Book Review: The Theory of Everything by J. J. Johnson
I stumbled across this sweet, sad young adult novel at my library, quite by chance, and just happened to take a peek inside. Once I saw the Venn diagrams, I was hooked!
The Theory of Everything is narrated by 15-year-old Sarah Jones, a typical teenager in many ways but one: Eight months earlier, her BFF Jamie was killed in a freak accident in the gym at school. Sarah, the only witness, was powerless to help or to save Jamie. Now, months later, it seems as though everyone’s patience with Sarah has worn thin. Shouldn’t she be over it by now? Sarah is lost, consumed by guilt and grief, and has been taken over, as she puts it, by the “snark box” that speaks for her, even when she knows snarkiness will only get her further into trouble.
Sarah’s parents are at wits’ end, her brother thinks she’s a freak, and her boyfriend, sweet and supportive Stenn, just wants her to open up and talk — but that’s the last thing Sarah wants to do. Instead, she skips classes, talks back, makes out with Stenn, and immerses herself in her nerdly pursuit of endless rewatchings of Star Wars and Battlestar Galactica. Sarah’s only true comfort comes from her loyal dog Ruby, but if Sarah doesn’t shape up soon, even Ruby may be taken away from her as her desperate parents search for some sort of leverage.
It may sound rather grim, but Sarah’s voice is honest and clear, and while she’s been through an awful tragedy, it’s hard not to feel a bit cheered by Sarah’s inner dialogue. Her snark box may be fully functional, but so is her wit, and Sarah’s approach to figuring out how to move forward often comes down to charts and diagrams, liberally scattered throughout the book.

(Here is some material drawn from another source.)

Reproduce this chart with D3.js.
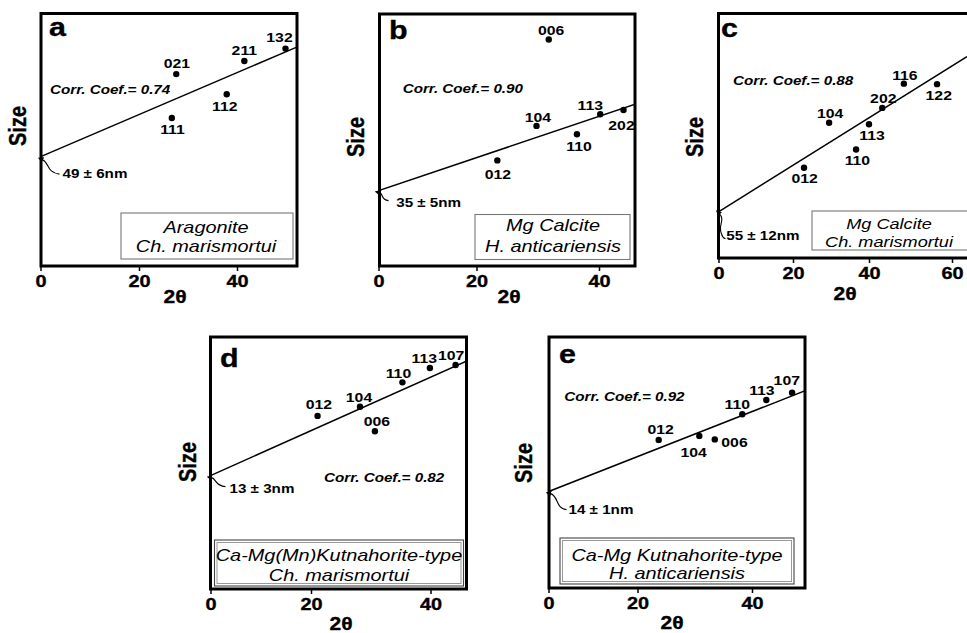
<!DOCTYPE html>
<html><head><meta charset="utf-8">
<script src="https://cdn.jsdelivr.net/npm/d3@7"></script>
<style>
body{margin:0;background:#fff}
svg{display:block}
text{font-family:"Liberation Sans",Arial,Helvetica,sans-serif;fill:#000}
text.heavy{stroke:#000;stroke-width:0.35px}
</style>
</head><body>
<svg id="chart" width="967" height="633"></svg>
<script>
// ---------------- DATA ----------------
const ticks3 = [0, 20, 40];
const ticks4 = [0, 20, 40, 60];

// a: Aragonite, Ch. marismortui
const hklA = ["021", "111", "112", "211", "132"];
const xA = [27.6, 26.7, 37.9, 41.5, 49.9];
const yA = [76.0, 58.6, 68.0, 81.2, 86.1];
const fitXA = [0, 52.2], fitYA = [43.3, 86.7];

// b: Mg Calcite, H. anticariensis
const hklB = ["006", "104", "012", "110", "113", "202"];
const xB = [31.8, 29.8, 23.4, 36.4, 40.2, 44.0];
const yB = [89.9, 55.6, 41.9, 52.3, 60.2, 61.9];
const fitXB = [0, 45.9], fitYB = [29.9, 64.2];

// c: Mg Calcite, Ch. marismortui
const hklC = ["012", "104", "110", "113", "202", "116", "122"];
const xC = [22.9, 29.5, 36.6, 40.0, 43.2, 48.4, 56.4];
const yC = [36.9, 55.3, 44.4, 54.7, 61.4, 71.3, 71.1];
const fitXC = [0, 63.6], fitYC = [18.9, 82.4];

// d: Ca-Mg(Mn) Kutnahorite-type, Ch. marismortui
const hklD = ["012", "104", "006", "110", "113", "107"];
const xD = [21.1, 28.2, 30.7, 35.3, 39.9, 44.2];
const yD = [68.7, 72.3, 62.6, 82.0, 87.7, 88.9];
const fitXD = [0, 46.1], fitYD = [45.0, 90.5];

// e: Ca-Mg Kutnahorite-type, H. anticariensis
const hklE = ["012", "104", "006", "110", "113", "107"];
const xE = [23.7, 30.8, 33.5, 38.3, 42.5, 47.0];
const yE = [59.0, 60.6, 59.2, 69.2, 74.9, 77.8];
const fitXE = [0, 49.3], fitYE = [38.4, 78.6];

const panelLetters = ["a", "b", "c", "d", "e"];
const corrTexts = ["Corr. Coef.= 0.74", "Corr. Coef.= 0.90", "Corr. Coef.= 0.88", "Corr. Coef.= 0.82", "Corr. Coef.= 0.92"];
const interceptTexts = ["49 \u00b1 6nm", "35 \u00b1 5nm", "55 \u00b1 12nm", "13 \u00b1 3nm", "14 \u00b1 1nm"];
const captions = [
  ["Aragonite", "Ch. marismortui"],
  ["Mg Calcite", "H. anticariensis"],
  ["Mg Calcite", "Ch. marismortui"],
  ["Ca-Mg(Mn)Kutnahorite-type", "Ch. marismortui"],
  ["Ca-Mg Kutnahorite-type", "H. anticariensis"]
];
const xTitle = "2\u03b8", yTitle = "Size";

// ---------------- LAYOUT ----------------
const SX = 1.17; // horizontal stretch of the original figure's lettering
const panels = [
  {hkl: hklA, xs: xA, ys: yA, fx: fitXA, fy: fitYA, ticks: ticks3,
   frame: {L: 41, T: 13.5, R: 297, B: 266}, xr: [40.5, 139, 237],
   lab: [[0.7, -6], [0.6, 16], [-2, 16.4], [0, -6], [-6, -6.4]],
   letter: [49, 35.5], corr: [50, 94], size: [19, 126], title: [175, 303],
   box: {x0: 121, x1: 293, y0: 213, y1: 259, cx: 206, b1: 233, b2: 252, fs: 17, dbl: false},
   ilab: [22, 21], curl: "M2,3 C9,6 6,16 19,17.5"},
  {hkl: hklB, xs: xB, ys: yB, fx: fitXB, fy: fitYB, ticks: ticks3,
   frame: {L: 379.5, T: 14, R: 635, B: 266}, xr: [378.5, 476.5, 599],
   lab: [[2.3, -4], [1.3, -4], [0.6, 18.5], [2, 16.4], [-10, -4], [-2, 20]],
   letter: [389, 39], corr: [402.7, 93.3], size: [357, 137], title: [509, 303],
   box: {x0: 475, x1: 630, y0: 214.5, y1: 259.5, cx: 553, b1: 231, b2: 252.3, fs: 17, dbl: false},
   ilab: [17.7, 16.6], curl: "M1,2 C5,3 2,9 10,10"},
  {hkl: hklC, xs: xC, ys: yC, fx: fitXC, fy: fitYC, ticks: ticks4,
   frame: {L: 718.5, T: 13.5, R: 995, B: 258}, xr: [718.5, 793, 869, 952],
   lab: [[0.7, 15.4], [1, -5], [1.3, 16], [3, 16], [1, -5], [1, -4], [1.7, 15.7]],
   letter: [721, 36.5], corr: [733, 85], size: [696, 137], title: [845, 300],
   box: {x0: 812, x1: 985, y0: 211, y1: 250, cx: 889, b1: 229, b2: 247, fs: 15.5, dbl: false},
   ilab: [7.7, 28.3], curl: "M1,2 C7,8 -1,14 3,22 Q4,26 7,27"},
  {hkl: hklD, xs: xD, ys: yD, fx: fitXD, fy: fitYD, ticks: ticks3,
   frame: {L: 210.5, T: 337, R: 466.5, B: 589}, xr: [210.5, 311, 430.5],
   lab: [[1.3, -7], [-1, -5], [2, -5], [-4, -4], [-5.7, -4.7], [-4.4, -5]],
   letter: [220, 367], corr: [324, 482.3], size: [189, 462], title: [341, 630],
   box: {x0: 214.5, x1: 463.5, y0: 540, y1: 586, cx: 339, b1: 560.7, b2: 580.7, fs: 17, dbl: true},
   ilab: [19, 17], curl: "M1,2 C6,3 4,10 15,11"},
  {hkl: hklE, xs: xE, ys: yE, fx: fitXE, fy: fitYE, ticks: ticks3,
   frame: {L: 549, T: 337, R: 805, B: 588}, xr: [548.5, 637.5, 752],
   lab: [[2, -6], [-5.6, 20.7], [19.7, 7.4], [-5, -5], [-4.4, -5], [-5.3, -7.7]],
   letter: [559, 363], corr: [564.3, 400.7], size: [525, 463], title: [672, 628.5],
   box: {x0: 560, x1: 794, y0: 538, y1: 584, cx: 677, b1: 560.7, b2: 579.3, fs: 17, dbl: true},
   ilab: [20, 22.3], curl: "M2,2 C10,4 7,17 18,18"}
];

// ---------------- DRAW ----------------
const svg = d3.select("#chart");
const defs = svg.append("defs");
defs.append("marker")
  .attr("id", "ah").attr("viewBox", "0 0 10 10").attr("refX", 1).attr("refY", 5)
  .attr("markerWidth", 5).attr("markerHeight", 5).attr("orient", "auto-start-reverse")
  .append("path").attr("d", "M0,0 L10,5 L0,10 z").attr("fill", "#000");

function stretchText(sel, x, y, rot) {
  sel.attr("transform", `translate(${x},${y}) scale(${SX},1)` + (rot ? ` rotate(${rot})` : ""));
  return sel;
}

panels.forEach((p, i) => {
  const g = svg.append("g");
  const f = p.frame;
  const x = d3.scaleLinear().domain(p.ticks).range(p.xr);
  const y = d3.scaleLinear().domain([0, 100]).range([f.B, f.T]);

  // legend box
  const bx = p.box;
  g.append("rect").attr("x", bx.x0).attr("y", bx.y0).attr("width", bx.x1 - bx.x0).attr("height", bx.y1 - bx.y0)
    .attr("fill", "#fff").attr("stroke", bx.dbl ? "#444" : "#777").attr("stroke-width", 1.1);
  if (bx.dbl) {
    g.append("rect").attr("x", bx.x0 + 2.5).attr("y", bx.y0 + 2.5).attr("width", bx.x1 - bx.x0 - 5).attr("height", bx.y1 - bx.y0 - 5)
      .attr("fill", "none").attr("stroke", "#999").attr("stroke-width", 1);
  }
  [bx.b1, bx.b2].forEach((b, k) => {
    stretchText(g.append("text"), bx.cx, b)
      .attr("text-anchor", "middle").attr("font-size", bx.fs).attr("font-style", "italic")
      .text(captions[i][k]);
  });

  // frame
  g.append("rect").attr("x", f.L).attr("y", f.T).attr("width", f.R - f.L).attr("height", f.B - f.T)
    .attr("fill", "none").attr("stroke", "#000").attr("stroke-width", 3);

  // x axis
  const ax = g.append("g").attr("transform", `translate(0,${f.B})`)
    .call(d3.axisBottom(x).tickValues(p.ticks).tickSize(5).tickPadding(4).tickFormat(d3.format("d")));
  ax.select(".domain").remove();
  ax.selectAll(".tick line").attr("stroke", "#000").attr("stroke-width", 1.5);
  ax.selectAll(".tick text").attr("class", "heavy").attr("font-size", 17).attr("font-weight", "bold")
    .attr("font-family", "'Liberation Sans',Arial,sans-serif").attr("fill", "#000")
    .attr("transform", `scale(${SX},1)`);

  // axis titles
  stretchText(g.append("text"), p.title[0], p.title[1]).attr("class", "heavy")
    .attr("text-anchor", "middle").attr("font-size", 18).attr("font-weight", "bold").text(xTitle);
  stretchText(g.append("text"), p.size[0] + 7, p.size[1], -90).attr("class", "heavy")
    .attr("text-anchor", "middle").attr("font-size", 20).attr("font-weight", "bold").text(yTitle);

  // panel letter
  stretchText(g.append("text"), p.letter[0], p.letter[1]).attr("class", "heavy")
    .attr("font-size", 26).attr("font-weight", "bold").text(panelLetters[i]);

  // regression line (clipped to frame)
  const clipId = "clip" + i;
  defs.append("clipPath").attr("id", clipId)
    .append("rect").attr("x", f.L).attr("y", f.T).attr("width", f.R - f.L).attr("height", f.B - f.T);
  const fitPts = p.fx.map((v, k) => [v, p.fy[k]]);
  g.append("path").datum(fitPts)
    .attr("d", d3.line().x(d => x(d[0])).y(d => y(d[1])))
    .attr("clip-path", `url(#${clipId})`)
    .attr("fill", "none").attr("stroke", "#000").attr("stroke-width", 1.5);

  // intercept annotation
  const x0 = x(p.fx[0]), y0 = y(p.fy[0]);
  g.append("path").attr("d", p.curl).attr("transform", `translate(${x0},${y0})`)
    .attr("fill", "none").attr("stroke", "#000").attr("stroke-width", 1.1)
    .attr("marker-start", "url(#ah)");
  stretchText(g.append("text"), x0 + p.ilab[0], y0 + p.ilab[1])
    .attr("font-size", 13).attr("font-weight", "bold").text(interceptTexts[i]);

  // correlation text
  stretchText(g.append("text"), p.corr[0], p.corr[1])
    .attr("font-size", 13).attr("font-weight", "bold").attr("font-style", "italic").text(corrTexts[i]);

  // points
  const pts = p.hkl.map((h, k) => ({h, xv: p.xs[k], yv: p.ys[k], off: p.lab[k]}));
  g.selectAll("circle.pt").data(pts).join("circle").attr("class", "pt")
    .attr("cx", d => x(d.xv)).attr("cy", d => y(d.yv)).attr("r", 3.2).attr("fill", "#000");
  g.selectAll("text.hkl").data(pts).join("text").attr("class", "hkl")
    .attr("text-anchor", "middle").attr("font-size", 13.5).attr("font-weight", "bold")
    .attr("transform", d => `translate(${x(d.xv) + d.off[0]},${y(d.yv) + d.off[1]}) scale(${SX},1)`)
    .text(d => d.h);
});
</script>
</body></html>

We get plotted graphs of “Things Said To Parents & Likely Outcomes” (with outcomes ranging from stink-eye to counseling to jail), a pie chart on “Possibility that ghosts exist”, and a Venn diagram of “Things I Understand” (which includes chaos theory) and “Things I’ll Never Understand” (which includes “why Jamie died”).
The Theory of Everything does not offer easy solutions, and that’s only fitting. Sarah has a long journey ahead of her, and while she’s making progress, there is no magic wand that will make her all better. What we see in this book is a girl in transition, coping with one of the most awful and unfair situations imaginable, and yet having to find a way to deal, simply because not dealing is not an option.

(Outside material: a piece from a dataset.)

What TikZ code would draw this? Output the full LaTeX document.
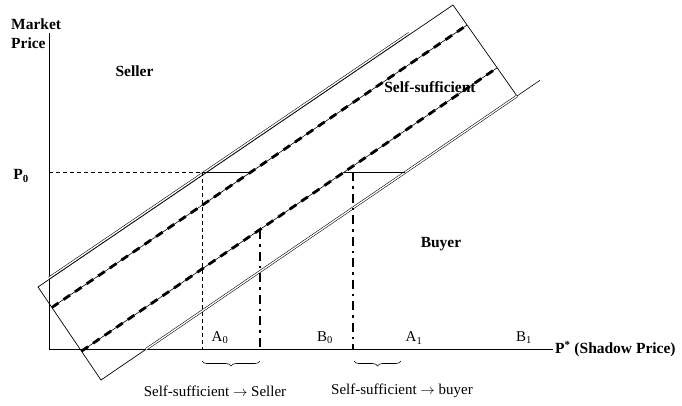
\documentclass[tikz,border=0pt]{standalone}
\usepackage{fontspec}
\setmainfont{Liberation Serif}
\usetikzlibrary{calc,decorations.pathreplacing}
\begin{document}
\begin{tikzpicture}[x=1pt,y=-1pt,
  axisline/.style={line width=0.8pt},
  frame/.style={line width=0.7pt},
  dblline/.style={line width=0.55pt,double=white,double distance=1.3pt},
  guide/.style={line width=0.6pt},
  bigdash/.style={line width=2.8pt,dash pattern=on 8pt off 6pt},
  dashdotline/.style={line width=2.8pt,dash pattern=on 9pt off 5pt on 2.5pt off 5pt},
  finedash/.style={line width=0.6pt,dash pattern=on 4pt off 3pt},
  brc/.style={line width=0.6pt,decorate,decoration={brace,mirror,amplitude=5pt}},
  lab/.style={font=\fontsize{15}{17}\selectfont,inner sep=0pt},
  blab/.style={font=\fontsize{15.5}{17}\selectfont\bfseries,inner sep=0pt}
]
\useasboundingbox (0,0) rectangle (682,405);

% axes
\coordinate (O) at (49,349);
\coordinate (Ytop) at (49,33);
\coordinate (Xend) at (553,349);
\draw[axisline] (Ytop) -- (O) -- (Xend);

% rotated rectangle
\coordinate (TL) at (38,287);
\coordinate (TR) at (453,5);
\coordinate (BR) at (517,96);
\coordinate (BL) at (101,380);
\draw[frame] (TL) -- (TR) -- (BR) -- (BL) -- cycle;

% double lines
\coordinate (D1a) at ($(TL)!0.0265!(TR)+(0,-1.6)$);
\coordinate (D1b) at ($(TL)!0.894!(TR)+(0,-1.6)$);
\draw[dblline] (D1a) -- (D1b);
\coordinate (D2a) at ($(BL)!0.108!(BR)$);
\draw[dblline] (D2a) -- (BR);
\coordinate (D2c) at ($(BL)!1.055!(BR)$);
\draw[guide] (BR) -- (D2c);

% thick dashed lines (with thin line beneath)
\coordinate (U1) at ($(TL)!0.22!(BL)$);
\coordinate (U2) at ($(TR)!0.22!(BR)$);
\coordinate (L1) at ($(TL)!0.69!(BL)$);
\coordinate (L2) at ($(TR)!0.69!(BR)$);
\draw[guide] (U1) -- (U2);
\draw[bigdash] (U1) -- (U2);
\draw[guide] (L1) -- (L2);
\draw[bigdash] (L1) -- (L2);

% P0 level
\coordinate (P0a) at (49,172);
\coordinate (P0b) at (202,172);
\coordinate (P0c) at (251,172);
\coordinate (P0d) at (344,172);
\coordinate (P0e) at (405,172);
\draw[finedash] (P0a) -- (P0b);
\draw[guide] (P0b) -- (P0c);
\draw[guide] (P0d) -- (P0e);

% verticals
\coordinate (VA) at (202,349);
\draw[finedash] (P0b) -- (VA);
\coordinate (VBtop) at (260,230);
\coordinate (VB) at (260,349);
\draw[dashdotline] (VBtop) -- (VB);
\coordinate (VCtop) at (353,172);
\coordinate (VC) at (353,349);
\draw[dashdotline] (VCtop) -- (VC);

% braces
\coordinate (Br1a) at (202,361);
\coordinate (Br1b) at (260,361);
\coordinate (Br2a) at (354,361);
\coordinate (Br2b) at (401,361);
\draw[brc] (Br1a) -- (Br1b);
\draw[brc] (Br2a) -- (Br2b);

% labels
\node[blab,anchor=west] (market) at (11,24) {Market};
\node[blab,anchor=west] (price) at (11,43) {Price};
\node[blab] (seller) at (134.5,71.5) {Seller};
\node[blab] (p0) at (21,176) {P\textsubscript{0}};
\node[blab] (buyer) at (441,244) {Buyer};
\node[blab] (self) at (430,87) {Self-sufficient};
\node[lab] (a0) at (220,338) {A\textsubscript{0}};
\node[lab] (b0) at (325,338) {B\textsubscript{0}};
\node[lab] (a1) at (414,338) {A\textsubscript{1}};
\node[lab] (b1) at (524,338) {B\textsubscript{1}};
\node[blab,anchor=west] (pstar) at (555,349) {P\textsuperscript{*} (Shadow Price)};
\node[lab] (ss1) at (215,391) {Self-sufficient $\rightarrow$ Seller};
\node[lab] (ss2) at (402,391) {Self-sufficient $\rightarrow$ buyer};
\end{tikzpicture}
\end{document}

It’s interesting to me to think about how different readers might be affected by this book in different ways. I would imagine that a teen would completely side with Sarah, and would agree with her that her parents are being pushy and unreasonable. I could sympathize with Sarah and understand why she would feel this way. At the same time, as a parent myself, I can only imagine how terribly helpless Sarah’s parents must feel, watching their daughter go through such horrible turmoil and feeling desperate to reach her at any cost. It’s a tribute to the author’s gifted storytelling that both perspectives feel realistic. A tragedy like this would of course have ripple effects that spread and continue. The Theory of Everything lets us see one girl’s struggle to understand her loss and to find a way to continue a life that’s missing its center.